Endberichtkurzfassung
CloudyRadiances was carried out by the project partners GeoSphere Austria and the Department of Meteorology and Geophysics of the University of Vienna (IMGW) with the goal of improving high-resolution weather forecasts by enabling the use of satellite observations from cloudy regions (“cloud-affected radiances”)—conditions under which current data assimilation systems typically discard a large portion of the available observations. The project focused on integrating so-called “All-Sky” radiances—i.e., radiance measurements from both cloudy and cloud-free areas of the Meteosat Second Generation (MSG) satellite's instrument SEVIRI into the AROME weather model used operationally at GeoSphere Austria. Particular attention was given to two water-vapor channels in the infrared spectral range as well as one visible channel. The underlying scientific motivation is that radiances originating from cloudy regions provide valuable additional information on atmospheric moisture and cloud structures within active weather systems, information that is crucial for improving analysis and forecast quality.

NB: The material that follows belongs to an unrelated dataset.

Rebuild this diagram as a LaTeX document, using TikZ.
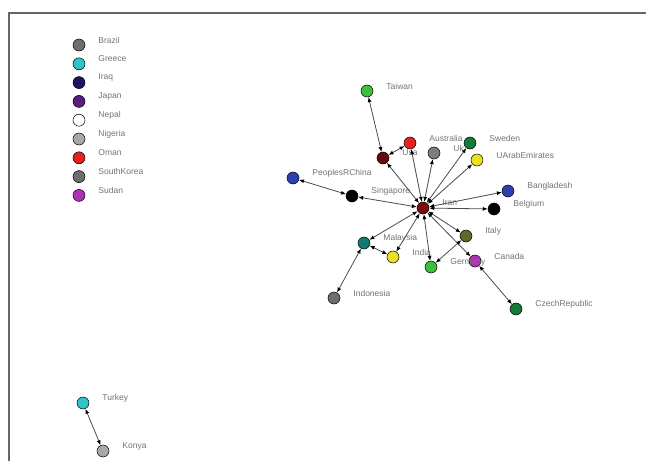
\documentclass[tikz,border=0pt]{standalone}
\usepackage{fontspec}
\setmainfont{Liberation Sans}
\usepackage{xcolor}
\usetikzlibrary{arrows.meta, positioning}
\definecolor{irangray}{RGB}{110, 110, 110}
\definecolor{irancyan}{RGB}{46, 196, 200}
\definecolor{irannavy}{RGB}{28, 21, 102}
\definecolor{iranpurple}{RGB}{91, 30, 126}
\definecolor{iranlight}{RGB}{168, 168, 168}
\definecolor{iranred}{RGB}{228, 34, 34}
\definecolor{iranmagenta}{RGB}{176, 48, 184}
\definecolor{iranmaroon}{RGB}{122, 12, 12}
\definecolor{irangreen}{RGB}{60, 191, 60}
\definecolor{irandkgreen}{RGB}{18, 122, 58}
\definecolor{iranyellow}{RGB}{232, 224, 32}
\definecolor{iranblue}{RGB}{47, 63, 176}
\definecolor{iranolive}{RGB}{95, 106, 42}
\definecolor{iranteal}{RGB}{18, 122, 112}

\begin{document}
\begin{tikzpicture}[x=1pt, y=-1pt,
    country/.style={circle, draw=black, line width=0.5pt, minimum size=12pt, inner sep=0pt},
    lbl/.style={font=\fontsize{8.5}{10}\selectfont, text=black!55, inner sep=0pt, yshift=5pt},
    link/.style={draw=black!70, line width=0.8pt, {Latex[length=5pt,width=4pt,black]}-{Latex[length=5pt,width=4pt,black]}},
    label distance=13pt]
    \useasboundingbox (0, 0) rectangle (646, 461);

    % 边框
    \draw[black!60, line width=1.2pt] (646, 13) -- (9, 13) -- (9, 461);

    % 图例
    \foreach \name/\c [count=\i from 0] in {Brazil/irangray, Greece/irancyan, Iraq/irannavy, Japan/iranpurple, Nepal/white, Nigeria/iranlight, Oman/iranred, SouthKorea/irangray, Sudan/iranmagenta} {
        \node[country, fill=\c, label={[lbl]right:\name}] (leg\i) at (79, 45+18.8*\i) {};
    }

    % 国家节点
    \node[country, fill=iranmaroon, label={[lbl]right:Iran}] (iran) at (423, 208) {};
    \node[country, fill=irangreen, label={[lbl]right:Taiwan}] (taiwan) at (367, 91) {};
    \node[country, fill=iranmaroon!85!black, label={[lbl]right:Usa}] (usa) at (383, 158) {};
    \node[country, fill=iranred, label={[lbl]right:Australia}] (australia) at (410, 143) {};
    \node[country, fill=irangray!90, label={[lbl]right:Uk}] (uk) at (434, 153) {};
    \node[country, fill=irandkgreen, label={[lbl]right:Sweden}] (sweden) at (470, 143) {};
    \node[country, fill=iranyellow, label={[lbl]right:UArabEmirates}] (uae) at (477, 160) {};
    \node[country, fill=iranblue, label={[lbl]right:PeoplesRChina}] (china) at (293, 178) {};
    \node[country, fill=black, label={[lbl]right:Singapore}] (singapore) at (352, 196) {};
    \node[country, fill=iranblue, label={[lbl]right:Bangladesh}] (bangladesh) at (508, 191) {};
    \node[country, fill=black, label={[lbl]right:Belgium}] (belgium) at (494, 209) {};
    \node[country, fill=iranolive, label={[lbl]right:Italy}] (italy) at (466, 236) {};
    \node[country, fill=iranmagenta, label={[lbl]right:Canada}] (canada) at (475, 261) {};
    \node[country, fill=irangreen, label={[lbl]right:Germany}] (germany) at (431, 267) {};
    \node[country, fill=iranyellow, label={[lbl]right:India}] (india) at (393, 257) {};
    \node[country, fill=iranteal, label={[lbl]right:Malaysia}] (malaysia) at (364, 243) {};
    \node[country, fill=irangray, label={[lbl]right:Indonesia}] (indonesia) at (334, 298) {};
    \node[country, fill=irandkgreen, label={[lbl]right:CzechRepublic}] (czech) at (516, 309) {};
    \node[country, fill=irancyan, label={[lbl]right:Turkey}] (turkey) at (83, 403) {};
    \node[country, fill=iranlight, label={[lbl]right:Konya}] (konya) at (103, 451) {};

    % 连线
    \foreach \a/\b in {iran/usa, iran/australia, iran/uk, iran/sweden, iran/uae, iran/singapore, iran/bangladesh, iran/belgium, iran/italy, iran/canada, iran/germany, iran/india, iran/malaysia, usa/taiwan, usa/australia, singapore/china, italy/germany, malaysia/india, malaysia/indonesia, canada/czech, turkey/konya} {
        \draw[link] (\a) -- (\b);
    }
\end{tikzpicture}
\end{document}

Over the course of three years, the project developed the technical and scientific foundations necessary for All-Sky radiance assimilation. This included extending the radiative transfer model RTTOV (Radiative Transfer for TOVS) to handle cloud-affected observations, adapting the AROME observation data flow, and implementing a cloud-dependent observation-error model. In addition, an extended control vector was introduced that incorporates cloud liquid water and cloud ice, allowing the model to adjust cloud processes more directly and physically consistently to satellite observations—beyond the previous indirect correction via specific humidity alone.
A key scientific focus was the analysis and correction of systematic differences between observed (satellite) and simulated (model) radiance fields. This involved studies of surface albedo, topographic effects, and radiative-transfer characteristics under varying cloud and solar-illumination conditions. Furthermore, the project identified fundamental deficiencies in the currently used RTTOV version for visible channels, necessitating the use of newer operator versions for future assimilation experiments.
The central success of CloudyRadiances lies in the successful assimilation of cloud-affected infrared radiances. Extensive tests and comparisons with reference model runs without All-Sky radiances demonstrated the substantial potential for improving cloud and precipitation forecasts. In particular, the spatial structure of precipitation events and the development of summertime convection can be represented more realistically, results that strongly support future operational use of the project outcomes within GeoSphere Austria.
Although a fully cycled assimilation experiment for visible channels could not be completed due to current limitations in RTTOV, the complete technical infrastructure required for such experiments was established. The project therefore provides a solid foundation for future All-Sky data assimilation and valuable impulses for the international research community working on numerical weather prediction.
CloudyRadiances is ultimately also a strong example of a successful collaboration between a University's Institute and a National meteorological service with operational responsibilities. The close integration of scientific expertise from IMGW and operational experience from GeoSphere Austria demonstrates how joint research can contribute to further improvements of key weather-forecasting systems.